Now, we have a few problems with his reasoning (aside from the fact that Slate.com is not our go-to source for economic forecasts):

1. The vast majority of prime borrowers did not take 100% financing to acquire their primary residence. In our experience (and that of the peers we sampled) most prime buyers put down between 20% and 40% down when they purchased their home in the last four years. Some went as little as 10% but the majority had 20% or greater.

2. Most ARM resets are going DOWN, not up. As long as the Fed maintains it’s current rate (or keeps cutting) that will continue to be the trend.

3. Most prime borrowers have a history of responsible finance management (it’s why they are prime) and are sophisticated enough to know that it will cost more to walk away from the loan (in higher interest rates, loss of tax deductions, inability to get a home for 5 years or more, impact on employment and ability to rent, etc.).

4. For prices to fall 40 to 60 percent outside some of the extremely overbuilt and bubbled locales (Miami Beach Condo scene immediately comes to mind) you are going to be hard pressed to see that kind of retractions. Granted, those who bought in late 2005 and 2006 have taken the biggest hits but they are nowhere near the 40-60% declines predicted (at least in our markets).

5. He insinuates that appraisers are still able to fudge numbers. If he had any real inkling of what is going on in the market today at the transaction level he would realize that the exact opposite is happening. Appraisers, fearful of lawsuits, are coming at purchase price or less. The lenders are then performing what is called a Review Appraisal which more often than not result in a 5% reduction in the appraised value; at least one lender is reducing the 5% as a business practice on every loan that comes through. Perhaps if a lender and appraiser were working together to scam the system they could pull it off but as a hard and fast rule the appraisal gets more attention than any other part of the transaction.

If that scenario isn’t chilling enough, Yale University economist Robert J. Shiller (author of Irrational Exuberance and co-developer of the Case-Shiller home-price index) has warned that the current housing crisis could exceed that of The Great Depression.
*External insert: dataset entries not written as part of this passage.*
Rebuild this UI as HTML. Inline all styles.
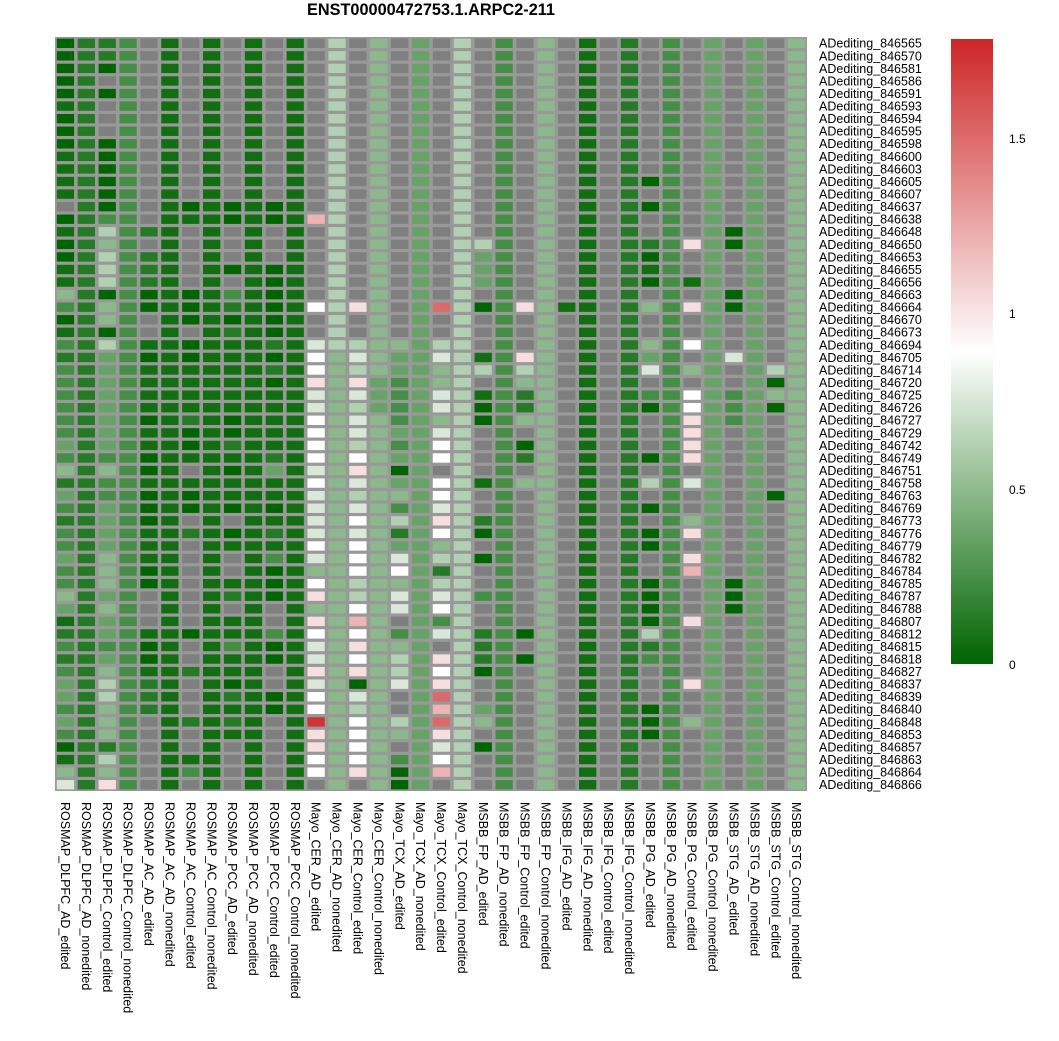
<!DOCTYPE html>
<html><head><meta charset="utf-8">
<style>
html,body{margin:0;padding:0;background:#fff;}
svg{display:block;font-family:"Liberation Sans",sans-serif;}
</style></head>
<body>
<svg id="chart" width="1059" height="1041" viewBox="0 0 1059 1041" xmlns="http://www.w3.org/2000/svg">
<defs>
<linearGradient id="lg" x1="0" y1="1" x2="0" y2="0">
<stop offset="0" stop-color="#006400"/><stop offset="0.5" stop-color="#ffffff"/><stop offset="1" stop-color="#cd2626"/>
</linearGradient>
</defs>
<text x="431" y="15" text-anchor="middle" font-size="16.3" font-weight="bold">ENST00000472753.1.ARPC2-211</text>
<g id="cells"></g>
<g id="rowlabels"></g>
<g id="collabels"></g>
<g>
<rect x="951" y="39" width="42" height="625" fill="url(#lg)"/>
<text x="1009" y="143" font-size="12">1.5</text>
<text x="1009" y="318" font-size="12">1</text>
<text x="1009" y="494" font-size="12">0.5</text>
<text x="1009" y="669" font-size="12">0</text>
</g>
</svg>
<script>
const rowLabels = ["846565","846570","846581","846586","846591","846593","846594","846595","846598","846600","846603","846605","846607","846637","846638","846648","846650","846653","846655","846656","846663","846664","846670","846673","846694","846705","846714","846720","846725","846726","846727","846729","846742","846749","846751","846758","846763","846769","846773","846776","846779","846782","846784","846785","846787","846788","846807","846812","846815","846818","846827","846837","846839","846840","846848","846853","846857","846863","846864","846866"].map(s => "ADediting_" + s);
const colLabels = ["ROSMAP_DLPFC_AD_edited","ROSMAP_DLPFC_AD_nonedited","ROSMAP_DLPFC_Control_edited","ROSMAP_DLPFC_Control_nonedited","ROSMAP_AC_AD_edited","ROSMAP_AC_AD_nonedited","ROSMAP_AC_Control_edited","ROSMAP_AC_Control_nonedited","ROSMAP_PCC_AD_edited","ROSMAP_PCC_AD_nonedited","ROSMAP_PCC_Control_edited","ROSMAP_PCC_Control_nonedited","Mayo_CER_AD_edited","Mayo_CER_AD_nonedited","Mayo_CER_Control_edited","Mayo_CER_Control_nonedited","Mayo_TCX_AD_edited","Mayo_TCX_AD_nonedited","Mayo_TCX_Control_edited","Mayo_TCX_Control_nonedited","MSBB_FP_AD_edited","MSBB_FP_AD_nonedited","MSBB_FP_Control_edited","MSBB_FP_Control_nonedited","MSBB_IFG_AD_edited","MSBB_IFG_AD_nonedited","MSBB_IFG_Control_edited","MSBB_IFG_Control_nonedited","MSBB_PG_AD_edited","MSBB_PG_AD_nonedited","MSBB_PG_Control_edited","MSBB_PG_Control_nonedited","MSBB_STG_AD_edited","MSBB_STG_AD_nonedited","MSBB_STG_Control_edited","MSBB_STG_Control_nonedited"];
// value code per level ('.' = NA)
const codeValues = {"0":0,"1":0.06,"2":0.13,"3":0.24,"4":0.36,"5":0.49,"6":0.62,"7":0.76,"8":0.89,"a":1.02,"b":1.2,"c":1.5,"d":1.72};
// one string per column, 60 rows each
const colData = [
"0000010001111.0100115301323333"+"334352432334335412323443430157",
"222222222222222222222222222222"+"222222222222222222222222222222",
"220.0...0000003656660550644444"+"444353344445554544345665552 65a".replace(" ",""),
"333333333333333333333333333333"+"333333333333333333333333333333",
"...............2.22200..101111"+"01100100011100...1001222......",
"111111111111111111111111111111"+"111111111111111111111111111111",
".............01.....000.001111"+"2001.100.2.......0..2...2..13.",
"111111111111111111111111111111"+"111111111111111111111111111111",
".............00...0.3202111111"+"00210110.01..12.1131102121....",
"111111111111111111111111111111"+"111111111111111111111111111111",
".............00...000000202011"+"111241101213000..300..00......",
"111111111111111111111111111111"+"111111111111111111111111111111",
"..............b......8..788a77"+"88887877778758a5a877a788daa88.",
"666666666666666666666666655555"+"555555555555555555555555555555",
".....................a..676a76"+"7768a76787888668b8a8a0768888a.",
"555555555555555555555555555444"+"555555555555555555555555555555",
"........................544333"+"3434045362478577.35667..65.300",
"444444444444444444444444444444"+"444444444444444444444444444444",
".....................c..675577"+"5788.887a856267837.a8acbca78b.",
"666666666666666666666666666666"+"666666666666666666666666666666",
"................6444.0...16.10"+"0....1..20.0..3..2220..45.0...",
"333333333333333333333333333333"+"333333333333333333333333333333",
".....................a...a6522"+"5.02.5...........0.0..........",
"555555555555555555555555555555"+"555555555555555555555555555555",
".....................1........"+"..............................",
"111111111111111111111111111111"+"111111111111111111111111111111",
".............................."+"..............................",
"222222222222222222222222222222"+"222222222222222222222222222222",
"...........0.0..2010.5..547.30"+"...0.6.0.00..0000623...000....",
"333333333333333333333333333333"+"333333333333333333333333333333",
"................a..1.a..8.5.88"+"aaaa.7..5a.ab...a....a..5.....",
"444444444444444444444444444444"+"444444444444444444444444444444",
"...............00...00...7..33"+"3............000..............",
"444444444444444444444444444444"+"444444444444444444444444444444",
"..........................6050"+"......0.......................",
"555555555555555555555555555555"+"555555555555555555555555555555"
];
const vmin = 0, vmax = 1.78;
const X0 = 55, Y0 = 37, W = 752, H = 754;
const nC = colLabels.length, nR = rowLabels.length;
const cw = W / nC, ch = H / nR;
const xPos = i => X0 + i * cw;
const yPos = j => Y0 + j * ch;
function colorFor(v){
  const mid = (vmin + vmax) / 2;
  let a, b, t;
  if (v <= mid){ a=[0,100,0]; b=[255,255,255]; t=(v-vmin)/(mid-vmin); }
  else { a=[255,255,255]; b=[205,38,38]; t=(v-mid)/(vmax-mid); }
  t=Math.max(0,Math.min(1,t));
  const c=a.map((x,k)=>Math.round(x+(b[k]-x)*t));
  return "rgb("+c.join(",")+")";
}
const NS="http://www.w3.org/2000/svg";
const gCells=document.getElementById("cells");
const bg=document.createElementNS(NS,"rect");


bg.setAttribute("x",X0);bg.setAttribute("y",Y0);bg.setAttribute("width",W);bg.setAttribute("height",H);bg.setAttribute("fill","#999999");
gCells.appendChild(bg);
for(let i=0;i<nC;i++){
  const s=colData[i];
  for(let j=0;j<nR;j++){
    const ch_=s[j];
    const r=document.createElementNS(NS,"rect");
    
    
    r.setAttribute("x",(xPos(i)+1.8).toFixed(2));
    r.setAttribute("y",(yPos(j)+1.6).toFixed(2));
    r.setAttribute("width",(cw-3.6).toFixed(2));
    r.setAttribute("height",(ch-3.2).toFixed(2));
    r.setAttribute("fill", ch_==="." ? "#7f7f7f" : colorFor(codeValues[ch_]));
    gCells.appendChild(r);
  }
}
const gR=document.getElementById("rowlabels");
rowLabels.forEach((t,j)=>{
  const e=document.createElementNS(NS,"text");
  
  
  e.setAttribute("x",819);
  e.setAttribute("y",(yPos(j)+ch/2+4.4).toFixed(2));
  e.setAttribute("font-size","12.5");
  e.textContent=t;
  gR.appendChild(e);
});
const gC=document.getElementById("collabels");
colLabels.forEach((t,i)=>{
  const e=document.createElementNS(NS,"text");
  
  
  const cx=xPos(i)+cw/2, cy=802;
  e.setAttribute("x",cx);e.setAttribute("y",cy);
  e.setAttribute("font-size","12.5");
  e.setAttribute("dy","4.4");
  e.setAttribute("transform","rotate(90 "+cx+" "+cy+")");
  e.textContent=t;
  gC.appendChild(e);
});
</script>
</body></html>
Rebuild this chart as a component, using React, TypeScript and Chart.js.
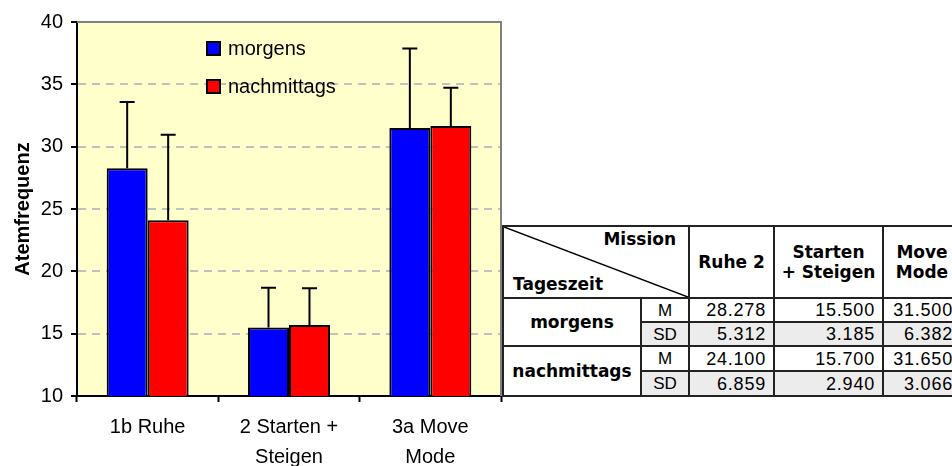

Specifically, Shiller announced that there’s a good chance housing prices will fall further than the 30% drop in the historic depression of the 1930s. (See our earlier post entitled “Are We There Yet?”)

“I think there is a scenario that they could be down substantially more [than in the Depression],” Shiller said in a speech spech given last week at the New Haven Lawn Club and reported in the Wall St. Journal.

Here is Shiller’s reasoning:

Even normal real estate cycles typically take many years to correct. Because home prices rose about 85% from 1997 to 2006 adjusted for inflation in the biggest national housing boom in U.S. history, the current downturn is likely to go much deeper and last far longer than any other has in the past.

“Basically we’re in uncharted territory,” Shiller said. ” It seems we have developed a speculative culture about housing that never existed on a national basis before.”

Shiller has been calling for the end of the world as we know for a number of years. He was wrong for a number of years and then he was right about the downturn; we personally do not believe that makes him the Nostradamus of Real Estate although the media sure loves his soundbites.

The true, as usual, lies somewhere in between the Prophets of Doom mentioned above and those who believe we are firmly at the bottom of the downturn. Our opinion is that we are bumping along the bottom but not resting on it yet. Just remember, this market is more calculus than arithmetic- a lot of variables.